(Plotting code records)
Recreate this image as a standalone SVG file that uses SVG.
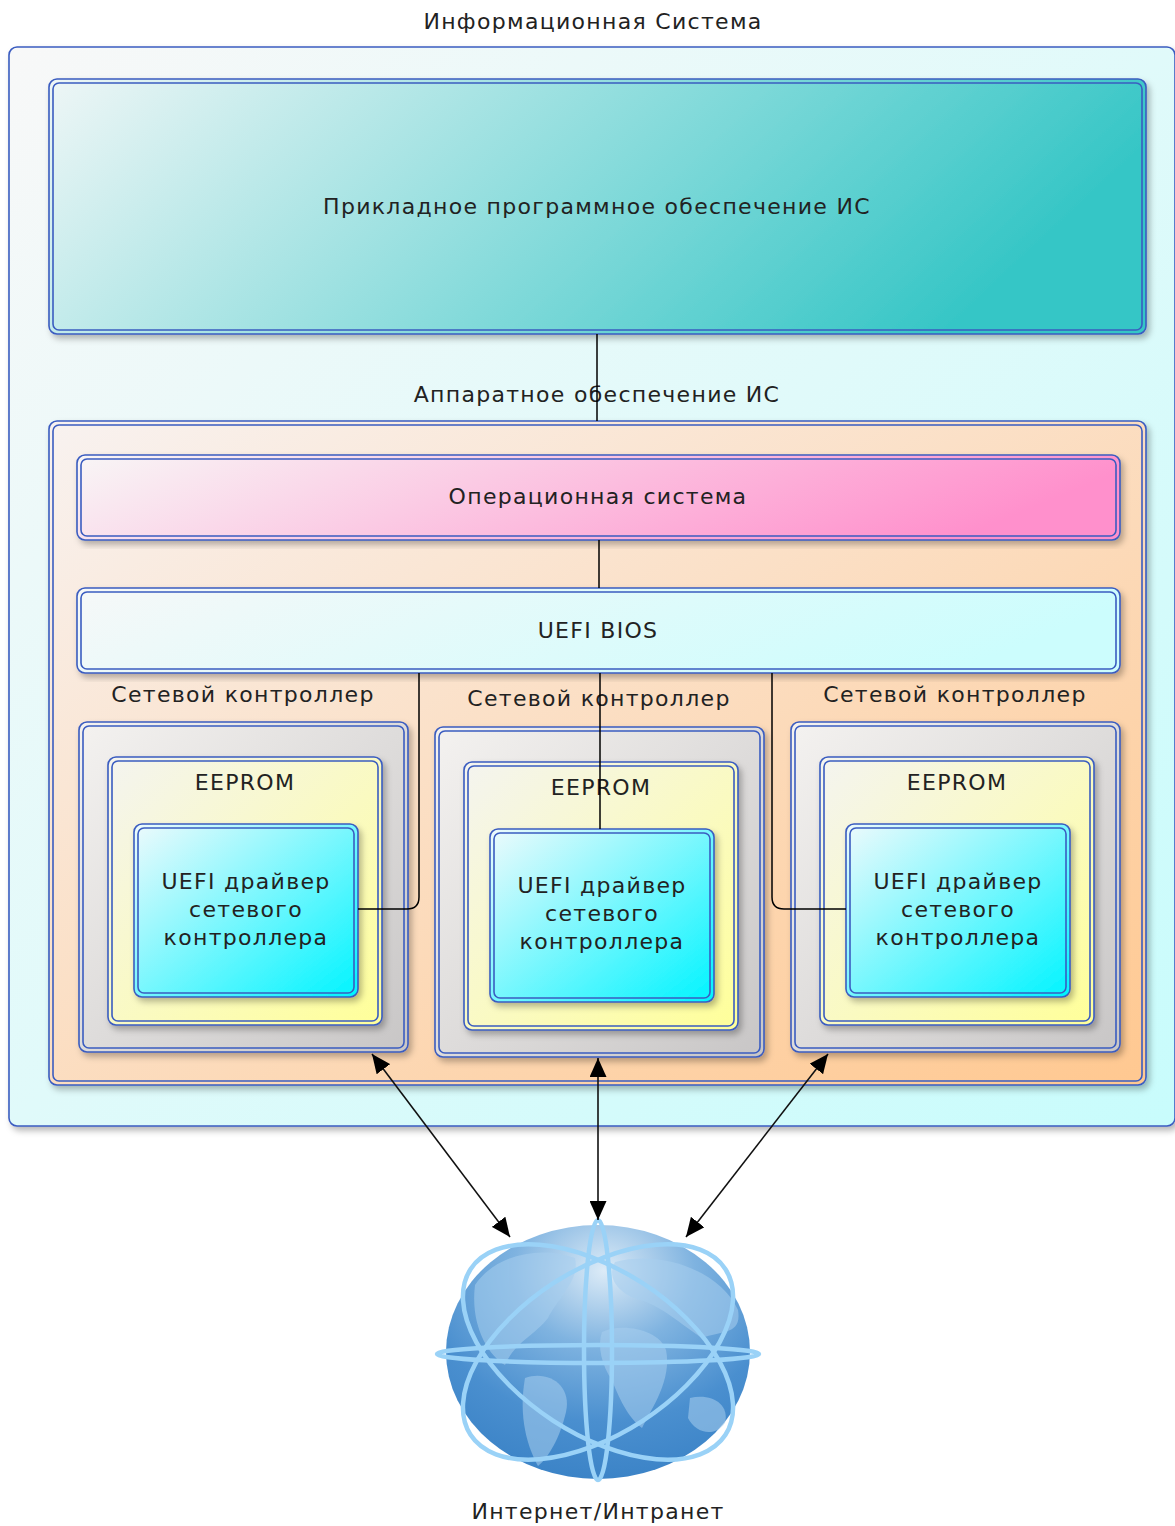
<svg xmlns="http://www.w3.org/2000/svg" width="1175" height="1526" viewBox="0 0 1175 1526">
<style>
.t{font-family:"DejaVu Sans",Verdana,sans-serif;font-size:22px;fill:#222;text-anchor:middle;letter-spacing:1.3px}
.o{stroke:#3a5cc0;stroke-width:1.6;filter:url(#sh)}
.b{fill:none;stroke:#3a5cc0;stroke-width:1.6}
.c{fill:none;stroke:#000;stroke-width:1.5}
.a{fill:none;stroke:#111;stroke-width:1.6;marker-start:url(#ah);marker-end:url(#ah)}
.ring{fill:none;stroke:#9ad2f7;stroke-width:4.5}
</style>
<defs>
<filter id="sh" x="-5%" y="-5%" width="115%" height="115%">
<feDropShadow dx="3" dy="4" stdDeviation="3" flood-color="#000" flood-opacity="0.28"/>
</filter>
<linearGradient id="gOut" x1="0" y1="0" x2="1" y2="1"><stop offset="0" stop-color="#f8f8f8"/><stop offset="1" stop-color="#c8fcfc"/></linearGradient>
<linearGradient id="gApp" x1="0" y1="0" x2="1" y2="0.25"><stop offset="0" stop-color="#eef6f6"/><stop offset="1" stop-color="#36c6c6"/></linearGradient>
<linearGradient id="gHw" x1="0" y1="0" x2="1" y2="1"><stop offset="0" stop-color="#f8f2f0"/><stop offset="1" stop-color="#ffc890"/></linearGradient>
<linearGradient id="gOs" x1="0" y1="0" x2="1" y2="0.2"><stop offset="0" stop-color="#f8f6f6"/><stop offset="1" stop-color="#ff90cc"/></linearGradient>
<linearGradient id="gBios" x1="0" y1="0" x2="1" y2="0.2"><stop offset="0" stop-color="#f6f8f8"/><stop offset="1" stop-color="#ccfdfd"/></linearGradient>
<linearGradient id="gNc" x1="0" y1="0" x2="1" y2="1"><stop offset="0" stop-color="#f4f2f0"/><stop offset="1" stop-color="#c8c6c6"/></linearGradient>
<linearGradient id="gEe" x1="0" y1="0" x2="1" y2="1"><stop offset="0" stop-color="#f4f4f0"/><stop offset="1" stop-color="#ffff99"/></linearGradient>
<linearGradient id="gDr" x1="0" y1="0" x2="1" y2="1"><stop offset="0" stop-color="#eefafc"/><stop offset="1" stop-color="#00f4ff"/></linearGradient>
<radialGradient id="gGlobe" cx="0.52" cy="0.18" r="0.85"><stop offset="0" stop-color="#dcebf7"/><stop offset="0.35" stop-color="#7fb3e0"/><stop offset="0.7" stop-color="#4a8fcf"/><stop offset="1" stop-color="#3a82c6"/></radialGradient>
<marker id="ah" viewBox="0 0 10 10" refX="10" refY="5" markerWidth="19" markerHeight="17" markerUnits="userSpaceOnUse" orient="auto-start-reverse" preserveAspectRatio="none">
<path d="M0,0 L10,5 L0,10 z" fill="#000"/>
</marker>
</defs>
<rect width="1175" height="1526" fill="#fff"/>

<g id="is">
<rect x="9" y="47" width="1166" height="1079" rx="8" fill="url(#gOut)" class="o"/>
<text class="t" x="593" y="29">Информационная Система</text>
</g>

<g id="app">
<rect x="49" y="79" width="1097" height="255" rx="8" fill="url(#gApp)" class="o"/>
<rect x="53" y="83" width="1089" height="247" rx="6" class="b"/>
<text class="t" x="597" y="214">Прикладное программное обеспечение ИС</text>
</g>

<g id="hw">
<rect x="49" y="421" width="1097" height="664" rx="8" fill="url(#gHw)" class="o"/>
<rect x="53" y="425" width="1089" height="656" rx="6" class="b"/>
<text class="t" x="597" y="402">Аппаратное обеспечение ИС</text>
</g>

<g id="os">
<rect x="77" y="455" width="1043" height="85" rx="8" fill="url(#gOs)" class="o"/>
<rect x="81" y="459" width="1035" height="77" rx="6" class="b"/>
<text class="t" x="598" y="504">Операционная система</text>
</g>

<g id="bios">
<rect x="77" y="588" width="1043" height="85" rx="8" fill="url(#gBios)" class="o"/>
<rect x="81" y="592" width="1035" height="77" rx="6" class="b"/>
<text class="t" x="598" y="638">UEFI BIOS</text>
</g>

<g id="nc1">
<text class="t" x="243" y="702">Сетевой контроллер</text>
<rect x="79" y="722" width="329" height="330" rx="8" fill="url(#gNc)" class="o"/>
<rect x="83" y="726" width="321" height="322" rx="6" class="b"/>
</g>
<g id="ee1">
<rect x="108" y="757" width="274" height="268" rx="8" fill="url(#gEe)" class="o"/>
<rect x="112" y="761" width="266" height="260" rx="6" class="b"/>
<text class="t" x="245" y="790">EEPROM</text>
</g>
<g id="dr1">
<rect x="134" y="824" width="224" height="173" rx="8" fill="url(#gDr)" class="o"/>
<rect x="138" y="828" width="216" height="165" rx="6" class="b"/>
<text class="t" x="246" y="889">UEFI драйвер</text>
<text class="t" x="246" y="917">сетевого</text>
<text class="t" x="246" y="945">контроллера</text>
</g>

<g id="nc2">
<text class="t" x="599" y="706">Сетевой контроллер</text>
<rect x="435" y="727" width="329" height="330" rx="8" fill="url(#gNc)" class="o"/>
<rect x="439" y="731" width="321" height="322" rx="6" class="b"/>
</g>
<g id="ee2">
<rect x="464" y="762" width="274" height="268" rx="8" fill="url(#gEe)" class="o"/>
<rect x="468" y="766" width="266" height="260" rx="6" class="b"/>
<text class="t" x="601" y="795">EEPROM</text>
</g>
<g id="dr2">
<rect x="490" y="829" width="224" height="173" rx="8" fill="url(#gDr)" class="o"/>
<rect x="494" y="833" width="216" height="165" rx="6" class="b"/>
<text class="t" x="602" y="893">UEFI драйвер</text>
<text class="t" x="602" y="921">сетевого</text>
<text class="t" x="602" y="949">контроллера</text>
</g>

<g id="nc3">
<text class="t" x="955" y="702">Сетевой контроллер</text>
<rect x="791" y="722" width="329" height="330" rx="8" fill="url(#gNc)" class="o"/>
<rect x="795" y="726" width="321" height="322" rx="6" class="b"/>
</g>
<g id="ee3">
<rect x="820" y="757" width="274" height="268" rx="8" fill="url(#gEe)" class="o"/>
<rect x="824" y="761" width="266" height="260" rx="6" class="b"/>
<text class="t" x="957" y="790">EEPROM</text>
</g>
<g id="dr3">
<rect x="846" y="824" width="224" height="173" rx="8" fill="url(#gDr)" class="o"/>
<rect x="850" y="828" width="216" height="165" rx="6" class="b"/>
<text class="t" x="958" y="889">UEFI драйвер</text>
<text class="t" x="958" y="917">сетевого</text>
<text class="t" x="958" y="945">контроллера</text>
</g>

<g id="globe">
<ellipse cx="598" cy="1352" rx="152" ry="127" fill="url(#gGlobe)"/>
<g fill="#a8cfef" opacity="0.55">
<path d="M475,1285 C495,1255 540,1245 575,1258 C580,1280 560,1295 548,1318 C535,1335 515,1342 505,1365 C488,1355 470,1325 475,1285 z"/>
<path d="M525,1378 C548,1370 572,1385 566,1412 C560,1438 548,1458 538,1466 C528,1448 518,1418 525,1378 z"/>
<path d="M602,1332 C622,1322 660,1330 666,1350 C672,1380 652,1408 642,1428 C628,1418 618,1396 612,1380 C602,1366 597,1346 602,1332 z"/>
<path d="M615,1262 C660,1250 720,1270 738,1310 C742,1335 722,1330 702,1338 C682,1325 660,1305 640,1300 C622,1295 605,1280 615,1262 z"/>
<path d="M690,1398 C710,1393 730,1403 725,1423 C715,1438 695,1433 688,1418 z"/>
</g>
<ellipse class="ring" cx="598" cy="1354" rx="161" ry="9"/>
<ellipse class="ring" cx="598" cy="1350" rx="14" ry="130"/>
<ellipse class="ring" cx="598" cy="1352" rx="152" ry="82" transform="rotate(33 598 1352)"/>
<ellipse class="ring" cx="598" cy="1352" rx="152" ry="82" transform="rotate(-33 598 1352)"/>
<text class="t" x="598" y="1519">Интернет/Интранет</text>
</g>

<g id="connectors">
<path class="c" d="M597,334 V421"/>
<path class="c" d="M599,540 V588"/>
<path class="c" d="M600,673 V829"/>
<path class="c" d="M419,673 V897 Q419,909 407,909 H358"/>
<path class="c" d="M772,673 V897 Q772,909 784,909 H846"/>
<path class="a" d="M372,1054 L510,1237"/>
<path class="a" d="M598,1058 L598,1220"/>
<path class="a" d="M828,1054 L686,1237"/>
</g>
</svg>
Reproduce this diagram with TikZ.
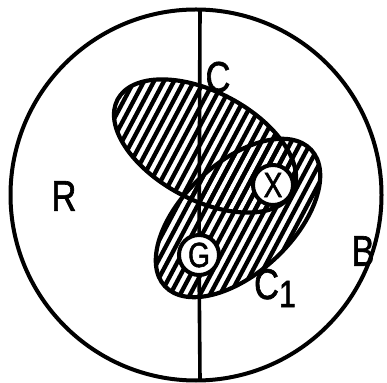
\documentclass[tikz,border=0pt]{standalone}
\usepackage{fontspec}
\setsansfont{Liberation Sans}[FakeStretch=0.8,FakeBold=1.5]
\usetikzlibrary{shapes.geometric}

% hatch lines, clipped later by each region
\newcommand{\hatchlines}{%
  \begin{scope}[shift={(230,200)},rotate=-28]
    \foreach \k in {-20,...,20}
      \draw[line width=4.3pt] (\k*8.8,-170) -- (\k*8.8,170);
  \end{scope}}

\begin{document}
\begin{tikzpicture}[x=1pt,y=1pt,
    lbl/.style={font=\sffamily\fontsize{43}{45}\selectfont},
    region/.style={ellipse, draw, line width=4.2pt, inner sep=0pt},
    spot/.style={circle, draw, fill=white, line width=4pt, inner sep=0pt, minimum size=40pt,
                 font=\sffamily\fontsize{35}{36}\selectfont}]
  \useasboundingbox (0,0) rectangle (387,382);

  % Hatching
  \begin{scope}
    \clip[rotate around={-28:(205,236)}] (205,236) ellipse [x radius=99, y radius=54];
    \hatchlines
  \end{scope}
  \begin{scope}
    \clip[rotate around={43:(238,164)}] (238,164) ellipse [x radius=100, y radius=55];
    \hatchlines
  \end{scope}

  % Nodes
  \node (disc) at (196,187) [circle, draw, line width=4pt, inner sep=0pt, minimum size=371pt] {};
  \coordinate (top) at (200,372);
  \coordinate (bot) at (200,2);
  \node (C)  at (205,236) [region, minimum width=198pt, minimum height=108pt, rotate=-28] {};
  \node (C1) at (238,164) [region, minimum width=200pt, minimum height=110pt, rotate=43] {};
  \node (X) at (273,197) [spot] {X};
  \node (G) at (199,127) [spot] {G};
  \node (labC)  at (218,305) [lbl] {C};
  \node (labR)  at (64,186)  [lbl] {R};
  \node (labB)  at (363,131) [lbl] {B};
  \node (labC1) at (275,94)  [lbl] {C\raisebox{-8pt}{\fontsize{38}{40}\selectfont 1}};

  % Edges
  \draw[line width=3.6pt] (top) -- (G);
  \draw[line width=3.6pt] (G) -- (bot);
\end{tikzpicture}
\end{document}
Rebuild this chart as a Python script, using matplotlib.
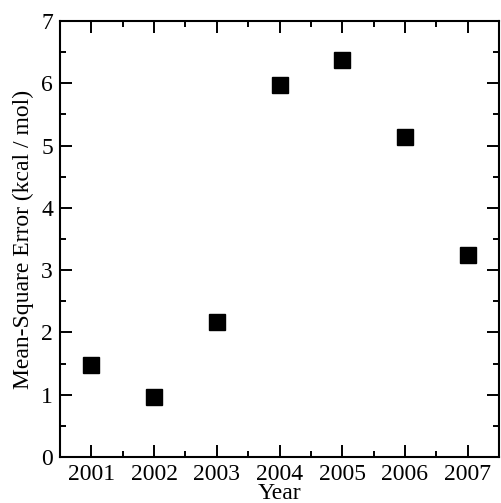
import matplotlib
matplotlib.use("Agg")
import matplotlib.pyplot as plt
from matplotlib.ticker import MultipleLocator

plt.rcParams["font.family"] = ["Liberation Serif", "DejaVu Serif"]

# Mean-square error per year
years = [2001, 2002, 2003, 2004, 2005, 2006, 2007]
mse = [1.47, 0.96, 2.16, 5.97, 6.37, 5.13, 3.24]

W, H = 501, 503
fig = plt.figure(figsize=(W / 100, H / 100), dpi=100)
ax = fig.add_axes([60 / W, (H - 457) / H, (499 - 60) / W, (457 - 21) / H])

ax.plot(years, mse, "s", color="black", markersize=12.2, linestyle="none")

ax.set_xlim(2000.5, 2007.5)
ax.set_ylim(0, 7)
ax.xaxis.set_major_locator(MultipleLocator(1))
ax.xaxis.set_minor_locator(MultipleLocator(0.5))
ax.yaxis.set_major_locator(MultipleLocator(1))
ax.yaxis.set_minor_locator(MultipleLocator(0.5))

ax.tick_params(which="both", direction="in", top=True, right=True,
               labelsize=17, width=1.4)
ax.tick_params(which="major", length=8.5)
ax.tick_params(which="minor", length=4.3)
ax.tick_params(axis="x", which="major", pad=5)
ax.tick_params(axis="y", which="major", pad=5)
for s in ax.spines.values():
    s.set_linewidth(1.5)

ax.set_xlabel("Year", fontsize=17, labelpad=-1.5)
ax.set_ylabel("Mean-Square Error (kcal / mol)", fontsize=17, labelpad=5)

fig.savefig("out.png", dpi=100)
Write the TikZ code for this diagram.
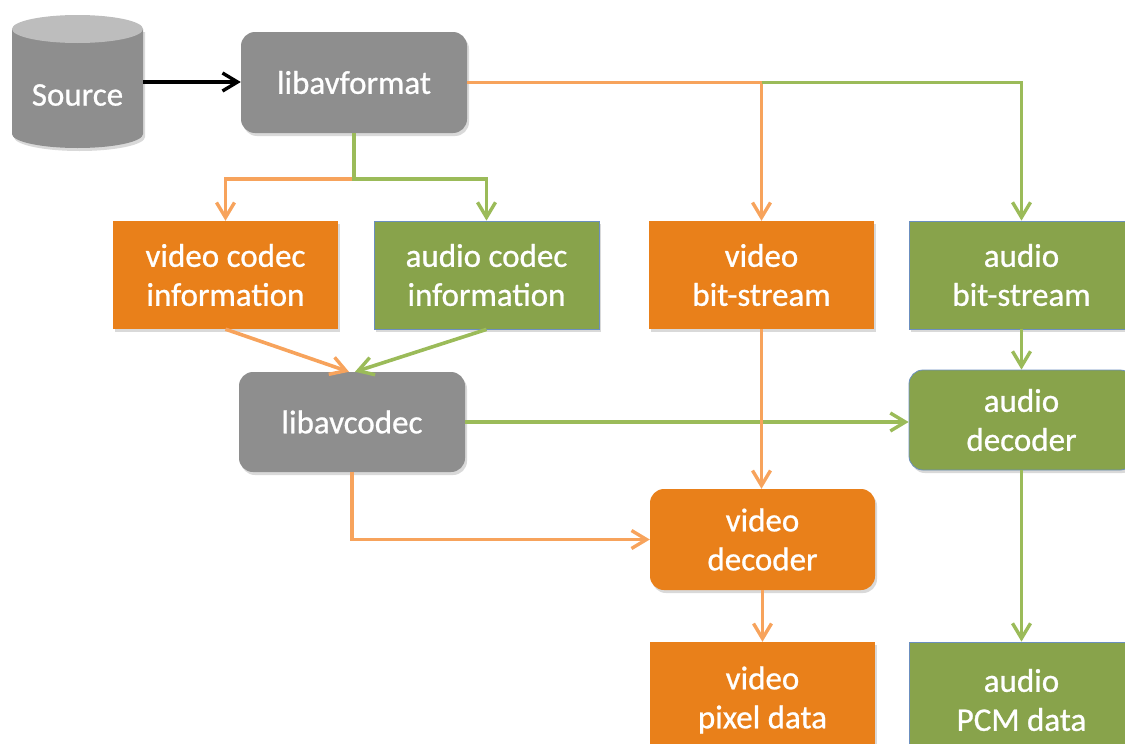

Directions for this task>
Write out, exactly and with nothing added, everything from the line with "Reproduce this diagram with TikZ." down to the line with "(0,0) rectangle (387,382);", both included. Drop any pictures.

Problem solution>
Reproduce this diagram with TikZ.
\documentclass[tikz,border=0pt]{standalone}
\usepackage{fontspec}
\setsansfont{Liberation Sans}[FakeStretch=0.8,FakeBold=1.5]
\usetikzlibrary{shapes.geometric}

% hatch lines, clipped later by each region
\newcommand{\hatchlines}{%
  \begin{scope}[shift={(230,200)},rotate=-28]
    \foreach \k in {-20,...,20}
      \draw[line width=4.3pt] (\k*8.8,-170) -- (\k*8.8,170);
  \end{scope}}

\begin{document}
\begin{tikzpicture}[x=1pt,y=1pt,
    lbl/.style={font=\sffamily\fontsize{43}{45}\selectfont},
    region/.style={ellipse, draw, line width=4.2pt, inner sep=0pt},
    spot/.style={circle, draw, fill=white, line width=4pt, inner sep=0pt, minimum size=40pt,
                 font=\sffamily\fontsize{35}{36}\selectfont}]
  \useasboundingbox (0,0) rectangle (387,382);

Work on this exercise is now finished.